Implikasi Teori Belajar Piaget
Penerapan teori perkembangan kognitif Piaget di kelas adalah:
a) Guru harus mengerti cara berpikir anak, bukan
sebaliknya anak yang beradaptasi dengan guru.
b) Agar pembelajaran yang berpusat pada anak berlangsung efektif, guru
tidak meninggalkan anak-anak belajar sendiri, tetapi mereka memberi tugas
khusus yang dirancang untuk membimbing para siswa menemukan dan menyelesaikan
masalah sendiri.

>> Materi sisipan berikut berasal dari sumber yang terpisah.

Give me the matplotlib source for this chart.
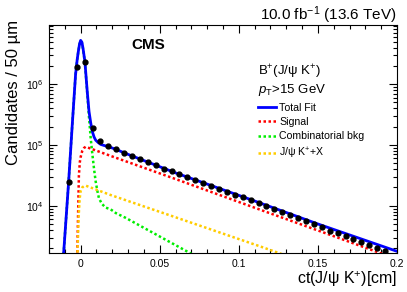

Metode yang baik digunakan adalah dengan menemukan
(discovery).
c) Tidak menghukum siswa jika menjawab
pertanyaan yang salah.
d) Menekankan kepada para siswa agar mau menciptakan
pertanyaa-pertanyaan dari permasalahan yang ada serta pemecahan
permasalahannya.
e) Tidak meninggalkan anak pada saat di
beri tugas.
f) Membimbing siswa dalam
menemukakan dan menyelesaikan masalahnya sendiri.
g) Menghindari istilah-istilah teknis.
h) Menggunakan bahasa yang sesuai dengan
cara berpikir anak karena Bahasa dan cara berpikir anak berbeda dengan orang
dewasa.
i) Menganjurkan para siswa
berpikir dengan cara mereka sendiri.
j) Memilih pendekatan yang
sesuai dengan tingkat perkembangan anak.
k) Bahan yang harus dipelajari anak hendaknya dirasakan baru tetapi
tidak asing.
l) Memberi peluang agar anak belajar sesuai tahap
perkembangannya.
m) Didalam kelas, anak hendaknya diberi peluang untuk saling
berbicara dan berdiskusi dengan teman-temannya.